À Abomey-Calavi, une ville voisine de Cotonou, capitale économique du Bénin, Gérard Vidégni, un homme de terrain, continue d’exercer le métier de puisatier avec des outils rudimentaires. Un savoir-faire hérité d’un apprentissage de longue haleine, et une passion qui persiste malgré la modernisation de la profession avec les machines de forage.
En plein mois d’octobre, sous un soleil de plomb, Gérard Vidégni, vêtu uniquement de sa peau, s’enfonce dans un trou de 25 mètres de profondeur, armé de sa pioche et de sa pelle. Ce quadragénaire, qui a consacré sa vie à creuser la terre pour en extraire l’eau, ne se laisse pas intimider par la chaleur ou la fatigue. Chaque jour, il met son énergie au service de ce métier ancestral qu’il exerce à d’Abomey-Calavi, au Bénin. Mais dans un pays où l’utilisation des machines de forage s’impose peu à peu, Gérard demeure un défenseur de l’art traditionnel du creusage manuel.
De l’apprentissage à l’indépendance
Originaire de Hêvié, une localité de la commune d’Abomey-Calavi, Gérard Vidégni a appris le métier de puisatier dès son jeune âge. Formé pendant plusieurs années par un expert du domaine, il est désormais à son propre compte depuis trois ans. « Le métier de puisatier consiste à forer des puits, creuser des puisards et des fosses. J’ai appris cela il y a 30 ans et je travaille en tant que patron aujourd’hui », raconte-t-il avec une simplicité impressionnante.
Cependant, contrairement à d’autres métiers, l’apprentissage du métier de puisatier ne donne droit à aucun diplôme officiel. « Nous n’avons pas de certificat ou d’attestation formelle. Au lieu de cela, on reçoit des bénédictions sous forme de prières de ceux que l’on a servis. C’est ce qui nous prépare à commencer notre propre activité », ajoute-t-il.
Un travail exigeant et périlleux
Avec ses outils rudimentaires —pioche, pelle, seau suspendu à une corde— Gérard doit puiser dans ses réserves d’énergie pour effectuer un travail qui exige à la fois force physique et endurance. Un travail quotidien, qu’il effectue en moyenne entre cinq et sept mètres de profondeur chaque jour. “Dans des endroits comme Tori-Bossito, j’ai dû creuser jusqu’à 50 mètres pour atteindre la nappe phréatique”, précise-t-il, soulignant l’adaptabilité du métier aux particularités des sols béninois.

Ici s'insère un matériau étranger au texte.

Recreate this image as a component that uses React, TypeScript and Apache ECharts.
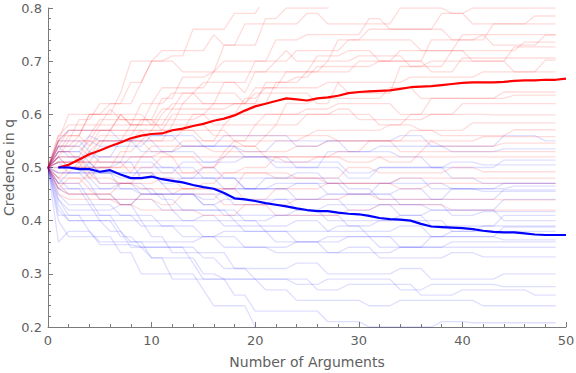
import React, { useEffect, useRef } from "react";
import * as echarts from "echarts";

// Individual runs: each run starts at credence 0.5 at argument 0.
// Each entry [argument, credence] is a change of credence at that argument (held until the next change).
const redRuns: number[][][] = [
  [[1,.53],[2,.56],[4,.6],[7,.64],[8,.7],[12,.71],[14,.76],[18,.79],[21,.82]],
  [[1,.55],[3,.59],[5,.62],[9,.66],[10,.7],[13,.68],[17,.73],[19,.77],[25,.79],[27,.77],[34,.8],[39,.79],[41,.8]],
  [[1,.52],[2,.55],[5,.58],[11,.61],[13,.64],[15,.66],[20,.7],[22,.74],[25,.75],[31,.78],[33,.76],[38,.79],[41,.77],[47,.785]],
  [[1,.54],[3,.56],[4,.6],[8,.58],[9,.62],[11,.65],[16,.68],[17,.7],[23,.72],[24,.7],[28,.74],[31,.76],[39,.74],[43,.77]],
  [[1,.51],[5,.54],[6,.57],[11,.6],[12,.62],[17,.66],[19,.64],[20,.68],[26,.71],[29,.72],[32,.7],[37,.74],[42,.75]],
  [[1,.56],[2,.58],[6,.61],[7,.59],[11,.63],[13,.67],[16,.68],[22,.7],[24,.72],[29,.74],[36,.72],[40,.75],[43,.73],[48,.749]],
  [[1,.53],[3,.55],[8,.58],[10,.62],[12,.64],[15,.62],[20,.65],[23,.68],[27,.7],[30,.71],[35,.69],[39,.72],[46,.736]],
  [[1,.5],[4,.53],[5,.55],[9,.57],[14,.6],[16,.62],[22,.66],[25,.68],[30,.7],[34,.72],[41,.7],[45,.727]],
  [[1,.54],[2,.57],[7,.6],[8,.58],[13,.62],[14,.64],[19,.62],[21,.66],[24,.67],[26,.69],[32,.7],[37,.68],[40,.706]],
  [[1,.52],[4,.56],[5,.59],[11,.57],[12,.6],[19,.63],[21,.65],[27,.66],[29,.64],[34,.69],[37,.7],[45,.68],[48,.702]],
  [[1,.55],[2,.57],[7,.6],[10,.58],[12,.61],[18,.62],[20,.64],[26,.62],[28,.66],[35,.67],[42,.68]],
  [[1,.51],[4,.54],[5,.56],[9,.59],[15,.6],[16,.58],[23,.62],[26,.63],[33,.65],[36,.63],[44,.642]],
  [[1,.53],[3,.51],[8,.55],[10,.57],[15,.55],[17,.58],[18,.6],[25,.61],[28,.62],[34,.6],[37,.63],[45,.636]],
  [[1,.48],[2,.5],[7,.53],[9,.55],[13,.57],[18,.55],[20,.58],[21,.6],[28,.61],[30,.59],[37,.6],[40,.62]],
  [[1,.56],[4,.54],[5,.57],[10,.55],[12,.58],[16,.56],[22,.58],[25,.6],[32,.58],[35,.6],[43,.599]],
  [[1,.47],[4,.49],[5,.52],[11,.53],[13,.55],[19,.54],[21,.56],[26,.57],[33,.58],[36,.57],[41,.584]],
  [[1,.52],[2,.5],[8,.52],[10,.54],[16,.53],[18,.55],[25,.56],[28,.55],[35,.57],[38,.56],[45,.571]],
  [[1,.49],[3,.51],[8,.49],[9,.52],[15,.5],[17,.53],[24,.54],[27,.55],[34,.53],[37,.55],[42,.558]],
  [[1,.54],[4,.52],[5,.55],[10,.53],[12,.52],[18,.54],[21,.52],[28,.53],[31,.55],[38,.54],[44,.546]],
  [[1,.46],[2,.48],[7,.47],[9,.49],[15,.5],[17,.52],[23,.51],[26,.52],[33,.51],[36,.53],[44,.53]],
  [[1,.51],[4,.48],[5,.5],[11,.52],[13,.49],[19,.5],[22,.52],[29,.51],[32,.52],[39,.52]],
  [[1,.47],[2,.45],[7,.47],[11,.48],[13,.46],[19,.49],[22,.48],[29,.5],[32,.49],[39,.5],[42,.492]],
  [[1,.52],[4,.49],[5,.47],[9,.46],[15,.47],[17,.49],[24,.48],[27,.47],[34,.48],[42,.48]],
  [[1,.45],[2,.44],[7,.43],[9,.45],[13,.46],[19,.44],[22,.46],[27,.47],[34,.46],[37,.47]],
  [[1,.48],[4,.46],[5,.44],[11,.43],[13,.45],[17,.43],[24,.44],[29,.45],[32,.44],[44,.439]],
  [[1,.46],[2,.45],[7,.43],[9,.42],[15,.41],[19,.43],[22,.41],[29,.42],[32,.43],[39,.42],[44,.42]],
  [[1,.55],[2,.6],[6,.62],[8,.66],[10,.7],[11,.72],[16,.75],[17,.73],[21,.78],[23,.8],[28,.83]],
];

const blueRuns: number[][][] = [
  [[1,.55],[2,.57],[7,.55],[9,.56],[15,.54],[17,.56],[24,.54],[27,.55],[34,.56],[37,.54],[44,.56],[48,.55]],
  [[1,.53],[4,.55],[5,.54],[10,.56],[13,.54],[19,.53],[22,.55],[29,.53],[32,.54],[39,.53],[44,.535]],
  [[1,.54],[2,.52],[7,.55],[9,.53],[15,.51],[17,.52],[24,.5],[27,.53],[34,.52],[37,.5],[44,.514]],
  [[1,.51],[4,.53],[5,.51],[11,.49],[13,.51],[19,.52],[22,.5],[29,.48],[32,.5],[39,.51],[42,.505]],
  [[1,.52],[2,.5],[7,.51],[9,.48],[15,.5],[17,.48],[24,.49],[27,.47],[34,.48],[37,.46],[44,.47]],
  [[1,.49],[4,.51],[5,.49],[11,.47],[13,.48],[19,.46],[22,.47],[29,.45],[32,.47],[39,.46],[45,.465]],
  [[1,.47],[2,.49],[7,.48],[9,.5],[15,.48],[17,.46],[24,.47],[27,.45],[34,.46],[37,.44],[44,.458]],
  [[1,.55],[4,.53],[5,.52],[11,.5],[13,.48],[19,.46],[21,.48],[29,.46],[32,.44],[39,.46],[42,.455]],
  [[1,.48],[2,.46],[7,.47],[9,.45],[15,.44],[17,.46],[24,.44],[27,.45],[34,.43],[37,.42],[44,.44]],
  [[1,.53],[4,.51],[5,.49],[11,.47],[12,.45],[18,.43],[22,.44],[29,.42],[32,.43],[39,.41],[42,.417]],
  [[1,.46],[2,.45],[7,.43],[9,.45],[15,.43],[17,.41],[24,.42],[27,.4],[34,.41],[37,.39],[44,.41]],
  [[1,.5],[4,.48],[5,.46],[11,.44],[13,.42],[19,.4],[22,.41],[29,.39],[32,.4],[39,.38],[42,.39]],
  [[1,.44],[2,.42],[7,.43],[9,.4],[15,.41],[17,.39],[24,.4],[27,.38],[34,.39],[37,.37],[44,.388]],
  [[1,.52],[4,.5],[5,.47],[10,.45],[12,.42],[18,.4],[21,.38],[28,.39],[31,.37],[39,.38]],
  [[1,.45],[2,.43],[7,.41],[9,.39],[15,.37],[17,.38],[24,.36],[27,.37],[34,.35],[37,.37],[44,.364]],
  [[1,.49],[4,.47],[5,.44],[11,.42],[13,.4],[19,.38],[22,.36],[29,.37],[32,.35],[39,.36]],
  [[1,.42],[2,.4],[6,.38],[8,.36],[15,.37],[17,.35],[24,.36],[27,.34],[34,.35],[42,.35]],
  [[1,.47],[4,.44],[5,.41],[11,.39],[13,.37],[19,.35],[22,.34],[29,.35],[32,.33],[39,.34],[42,.332]],
  [[1,.43],[2,.4],[7,.37],[9,.35],[15,.33],[17,.31],[24,.32],[27,.3],[34,.31],[37,.29],[44,.3]],
  [[1,.36],[2,.38],[5,.355],[9,.35],[10,.33],[15,.3],[17,.29],[24,.28],[27,.29],[34,.27],[37,.28],[44,.276]],
  [[1,.46],[4,.43],[5,.4],[10,.37],[12,.34],[18,.31],[20,.29],[26,.27],[29,.28],[36,.26],[40,.27],[47,.26]],
  [[1,.44],[2,.41],[7,.38],[8,.35],[14,.32],[15,.29],[21,.27],[24,.25],[31,.24],[34,.25],[42,.24]],
  [[1,.41],[4,.38],[5,.36],[10,.33],[12,.29],[18,.26],[20,.23],[27,.21],[31,.2],[38,.21],[41,.208]],
  [[1,.4],[2,.37],[7,.34],[9,.3],[15,.27],[16,.24],[20,.2],[21,.18]],
  [[1,.54],[4,.56],[5,.55],[11,.53],[13,.54],[19,.52],[22,.51],[29,.49],[32,.5],[39,.48],[42,.47]],
  [[1,.51],[2,.49],[7,.46],[9,.45],[15,.43],[17,.44],[24,.42],[27,.43],[34,.41],[37,.42],[44,.4]],
];

const runStart = 0.5;
const runLast = 49;

// Mean credence, arguments 1..50
const meanArgs: number[] = Array.from({ length: 50 }, (_, i) => i + 1);
const meanRed: number[] = [
  0.5, 0.505, 0.515, 0.525, 0.532, 0.54, 0.547, 0.555, 0.56, 0.563,
  0.564, 0.57, 0.573, 0.578, 0.582, 0.588, 0.592, 0.598, 0.607, 0.615,
  0.62, 0.625, 0.63, 0.628, 0.626, 0.63, 0.632, 0.635, 0.64, 0.642,
  0.643, 0.644, 0.645, 0.648, 0.651, 0.652, 0.653, 0.655, 0.657, 0.659,
  0.66, 0.66, 0.66, 0.661, 0.663, 0.664, 0.664, 0.665, 0.665, 0.667,
];
const meanBlue: number[] = [
  0.5, 0.5, 0.497, 0.497, 0.492, 0.495, 0.487, 0.48, 0.48, 0.483,
  0.478, 0.475, 0.472, 0.467, 0.463, 0.46, 0.452, 0.442, 0.44, 0.437,
  0.433, 0.43, 0.427, 0.423, 0.42, 0.418, 0.418, 0.415, 0.413, 0.412,
  0.409, 0.405, 0.403, 0.402, 0.4, 0.394, 0.389, 0.388, 0.387, 0.386,
  0.384, 0.381, 0.379, 0.378, 0.378, 0.376, 0.374, 0.373, 0.373, 0.373,
];

const xTicks = [0, 10, 20, 30, 40, 50];
const yTicks = [0.2, 0.3, 0.4, 0.5, 0.6, 0.7, 0.8];

function runPoints(events: number[][]): number[][] {
  const pts: number[][] = [[0, runStart]];
  let prev = runStart;
  let lastX = 0;
  for (const [x, y] of events) {
    if (x - 1 > lastX) pts.push([x - 1, prev]);
    pts.push([x, y]);
    prev = y;
    lastX = x;
  }
  if (lastX < runLast) pts.push([runLast, prev]);
  return pts;
}

export default function App() {
  const ref = useRef<HTMLDivElement>(null);
  useEffect(() => {
    if (!ref.current) return;
    const chart = echarts.init(ref.current, undefined, { renderer: "svg" });
    const axisColor = "#7a7a7a";
    const labelColor = "#5f5f5f";
    const font = "DejaVu Sans";
    const faint = (runs: number[][][], color: string) =>
      runs.map((r) => ({
        type: "line",
        data: runPoints(r),
        showSymbol: false,
        symbol: "none",
        silent: true,
        lineStyle: { color, width: 1.3 },
        z: 2,
      }));
    const faintSeries: any[] = [];
    const fr = faint(redRuns, "rgba(255,0,0,0.14)");
    const fb = faint(blueRuns, "rgba(0,0,255,0.13)");
    const n = Math.max(fr.length, fb.length);
    for (let i = 0; i < n; i++) {
      if (fb[i]) faintSeries.push(fb[i]);
      if (fr[i]) faintSeries.push(fr[i]);
    }
    chart.setOption({
      animation: false,
      grid: { left: 48, right: 10, top: 8, bottom: 46, containLabel: false, outerBoundsMode: "none" },
      xAxis: {
        type: "value",
        min: xTicks[0],
        max: xTicks[xTicks.length - 1],
        interval: 10,
        name: "Number of Arguments",
        nameLocation: "middle",
        nameGap: 28,
        nameMoveOverlap: false,
        nameTextStyle: { color: labelColor, fontSize: 14, fontFamily: font },
        axisLine: { lineStyle: { color: axisColor, width: 1 } },
        axisTick: { inside: true, length: 5, lineStyle: { color: axisColor } },
        minorTick: { show: true, splitNumber: 5, length: 3, lineStyle: { color: axisColor } },
        axisLabel: { color: labelColor, fontSize: 13, fontFamily: font, margin: 7 },
        splitLine: { show: false },
      },
      yAxis: {
        type: "value",
        min: yTicks[0],
        max: yTicks[yTicks.length - 1],
        interval: 0.1,
        name: "Credence in q",
        nameLocation: "middle",
        nameGap: 32,
        nameMoveOverlap: false,
        nameTextStyle: { color: labelColor, fontSize: 14, fontFamily: font },
        axisLine: { show: true, lineStyle: { color: axisColor, width: 1 } },
        axisTick: { show: true, inside: true, length: 5, lineStyle: { color: axisColor } },
        minorTick: { show: true, splitNumber: 5, length: 3, lineStyle: { color: axisColor } },
        axisLabel: {
          color: labelColor,
          fontSize: 13,
          fontFamily: font,
          margin: 6,
          formatter: (v: number) => v.toFixed(1),
        },
        splitLine: { show: false },
      },
      series: [
        ...faintSeries,
        {
          type: "line",
          data: meanArgs.map((x, i) => [x, meanRed[i]]),
          showSymbol: false,
          symbol: "none",
          lineStyle: { color: "#ff0000", width: 2.2 },
          z: 5,
        },
        {
          type: "line",
          data: meanArgs.map((x, i) => [x, meanBlue[i]]),
          showSymbol: false,
          symbol: "none",
          lineStyle: { color: "#0000ff", width: 2.2 },
          z: 5,
        },
      ],
    });
    return () => chart.dispose();
  }, []);
  return <div ref={ref} style={{ width: 576, height: 373, position: "absolute", left: 0, top: 0 }} />;
}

Les risques de ce travail sont multiples. La chaleur écrasante, le manque d’oxygène à grande profondeur et les glissements de terrain en cas de pluie sont des défis constants. « Lorsqu’un puits devient profond, l’air se fait rare. On utilise un souffleur pour faire entrer de l’air frais, sinon la chaleur devient intenable », explique Gérard. Il installe également des marches pour faciliter sa remontée à la surface après une journée de travail éprouvante.
Une autre difficulté qu’il rencontre régulièrement est la sous-évaluation de son travail par les propriétaires. « Pour un puisard, je fais payer le mètre à 3 500 FCFA, mais certains clients négocient le prix jusqu’à 50 % de réduction, ce qui rend le travail difficilement rentable. Mais parfois, on doit accepter pour ne pas perdre la journée », déplore-t-il.

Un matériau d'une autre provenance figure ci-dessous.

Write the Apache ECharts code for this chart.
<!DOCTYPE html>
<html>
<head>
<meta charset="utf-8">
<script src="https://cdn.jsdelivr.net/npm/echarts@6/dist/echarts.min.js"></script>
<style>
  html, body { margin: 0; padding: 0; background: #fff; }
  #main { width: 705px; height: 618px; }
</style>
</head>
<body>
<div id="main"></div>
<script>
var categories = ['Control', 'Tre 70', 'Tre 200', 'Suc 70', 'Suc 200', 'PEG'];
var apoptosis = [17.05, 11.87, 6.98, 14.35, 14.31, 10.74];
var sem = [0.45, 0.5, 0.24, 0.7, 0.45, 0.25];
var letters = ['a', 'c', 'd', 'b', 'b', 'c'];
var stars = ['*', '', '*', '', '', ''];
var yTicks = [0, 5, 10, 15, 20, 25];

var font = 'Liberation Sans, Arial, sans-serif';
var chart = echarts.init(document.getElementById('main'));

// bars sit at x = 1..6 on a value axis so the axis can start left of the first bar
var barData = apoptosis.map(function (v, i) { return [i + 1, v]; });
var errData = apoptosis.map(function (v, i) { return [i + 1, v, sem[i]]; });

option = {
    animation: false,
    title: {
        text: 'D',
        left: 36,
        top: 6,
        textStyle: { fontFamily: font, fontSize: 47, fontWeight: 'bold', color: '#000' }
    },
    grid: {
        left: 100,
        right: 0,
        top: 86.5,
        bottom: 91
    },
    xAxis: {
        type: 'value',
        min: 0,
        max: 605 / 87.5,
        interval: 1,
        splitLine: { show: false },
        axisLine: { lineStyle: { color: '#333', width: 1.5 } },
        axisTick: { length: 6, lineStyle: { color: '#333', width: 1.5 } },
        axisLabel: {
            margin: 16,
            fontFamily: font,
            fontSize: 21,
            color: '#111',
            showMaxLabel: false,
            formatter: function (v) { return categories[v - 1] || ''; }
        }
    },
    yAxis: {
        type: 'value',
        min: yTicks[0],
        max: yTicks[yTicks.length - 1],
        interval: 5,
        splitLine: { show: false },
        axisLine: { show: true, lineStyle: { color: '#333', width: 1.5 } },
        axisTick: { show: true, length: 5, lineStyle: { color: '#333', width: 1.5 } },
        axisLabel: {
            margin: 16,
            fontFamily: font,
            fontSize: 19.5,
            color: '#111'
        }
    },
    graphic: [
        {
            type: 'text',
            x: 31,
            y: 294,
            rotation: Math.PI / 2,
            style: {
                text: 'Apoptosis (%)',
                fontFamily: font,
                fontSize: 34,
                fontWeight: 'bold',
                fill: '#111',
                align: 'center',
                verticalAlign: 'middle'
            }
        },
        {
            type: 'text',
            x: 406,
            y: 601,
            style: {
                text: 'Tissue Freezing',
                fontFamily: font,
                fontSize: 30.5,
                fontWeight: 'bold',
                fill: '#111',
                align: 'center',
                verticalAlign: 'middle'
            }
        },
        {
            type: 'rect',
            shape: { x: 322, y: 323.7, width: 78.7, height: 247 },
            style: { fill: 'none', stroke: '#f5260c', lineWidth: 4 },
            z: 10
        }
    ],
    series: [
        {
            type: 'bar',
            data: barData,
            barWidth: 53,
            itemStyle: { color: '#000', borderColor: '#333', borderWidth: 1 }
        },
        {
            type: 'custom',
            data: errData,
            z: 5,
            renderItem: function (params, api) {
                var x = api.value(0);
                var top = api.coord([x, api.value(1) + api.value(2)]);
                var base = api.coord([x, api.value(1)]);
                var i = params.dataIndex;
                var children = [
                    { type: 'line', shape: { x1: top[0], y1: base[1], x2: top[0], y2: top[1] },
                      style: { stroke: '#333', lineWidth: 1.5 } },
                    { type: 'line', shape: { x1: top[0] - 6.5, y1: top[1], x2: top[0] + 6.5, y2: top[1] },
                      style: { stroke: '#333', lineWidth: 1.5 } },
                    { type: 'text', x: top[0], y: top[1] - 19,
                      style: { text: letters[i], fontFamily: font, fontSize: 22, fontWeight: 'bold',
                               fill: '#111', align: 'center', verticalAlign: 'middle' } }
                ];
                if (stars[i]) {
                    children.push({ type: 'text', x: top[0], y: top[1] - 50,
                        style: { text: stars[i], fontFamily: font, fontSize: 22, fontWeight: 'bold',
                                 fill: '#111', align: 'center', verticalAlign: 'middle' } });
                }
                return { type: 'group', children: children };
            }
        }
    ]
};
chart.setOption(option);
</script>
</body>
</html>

L’avenir face aux machines modernes
Malgré ces contraintes, Gérard Vidégni persiste et signe. Le puisatier passionné continue de pratiquer son métier avec la même ardeur. Cependant, il se trouve désormais confronté à la montée en puissance des machines de forage, plus rapides et plus efficaces. Ces dernières, bien que coûteuses, sont de plus en plus présentes dans les grandes villes béninoises.
Mais pour Gérard, la qualité du travail manuel, la rigueur et la patience du métier sont inégalées. « C’est un travail dur, mais j’aime ce que je fais. Cela fait 30 ans que je creuse, je connais la terre comme ma poche », conclut-il, un sourire modeste sur les lèvres.
Dans un monde où la modernité semble tout emporter sur son passage, Gérard Vidégni, lui, continue de faire jaillir l’eau à la force de ses bras et de son savoir-faire, un métier de terre qui reste encore la source de vie pour des milliers de Béninois.